Nothing new to Marshall.  "I'm afraid Mike's problem," wrote Jim Bouton in "Ball Four," "is that he's too intelligent and has too much education.  It's like the army.  When a sergeant found out that a private had been to college, he immediately assumed he couldn't be a good soldier.  Right away it was 'There's your college boy for you,' and 'I wonder what our genius has to say about that?'  This is the kind of remark they'd make about Marshall."
Marshall has always had his own and often unusual views on baseball matters.  He maintained, against staunch management resistance, that he could pitch nearly every game; it was an incredible concept.  But he proved it correct.  He doesn't wear sweatshirts, even on cold days, because of studies he has made that suggest it would be counter-productive.  That would upset traditional baseball thinking.

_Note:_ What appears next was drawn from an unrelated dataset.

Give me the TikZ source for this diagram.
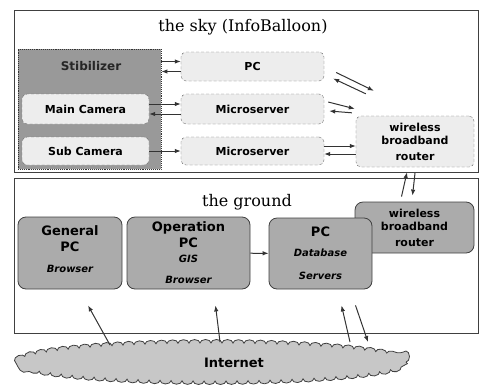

He was one of the first relievers to run in from the bullpen.  That was once taboo.  And he was under the impression that baseball players were adults.  When Harry Walker, his manager at Houston, told him about Astro bedchecks, about what to say to the press, about the Astro dress code, and so on, Marshall finally asked, "And how many times a week may I kiss my wife?"
No surprise that Marshall lasted with Houston only a couple of months.
In Marshall's rookie year, with Detroit in 1967, he finished with an earned run average of 1.98 but didn't make the club the next season. He moved onto seattle, Houston and Montreal.  His reputation always following him.  With Montreal, he was named fireman of the year in the National League in 1973.  But that winter, he was traded to Los Angeles.  "There is no doubt," Miller said, "that the powers that be in Montreal did not look kindly on his player association activities."
Marshall says that, although he is proud of the players for their strong stand in the recent strike, he is finished with Player Association activities.
"I did what I did over the years because I felt it had to be done," he said, "and several times I was even voted team player representative in abstentia and I was not unhappy about that.  The players once had a total lack of control over their careers, and I thought it was important to take part in changing that.
"But now I want to concentrate strictly on baseball--and forget about the hassles.  They've been very distracting to my career.  I know I would have been a better pitcher without them."
There is another change with Marshall.  He is clean-shaven, no longer sporting his familiar Chester Arthur sideburns and whiskers.
"That was only my baseball disguise--I always shaved it off when the baseball season ended," he said, with a smile.  "But when the Mets called, they just caught me by surprise."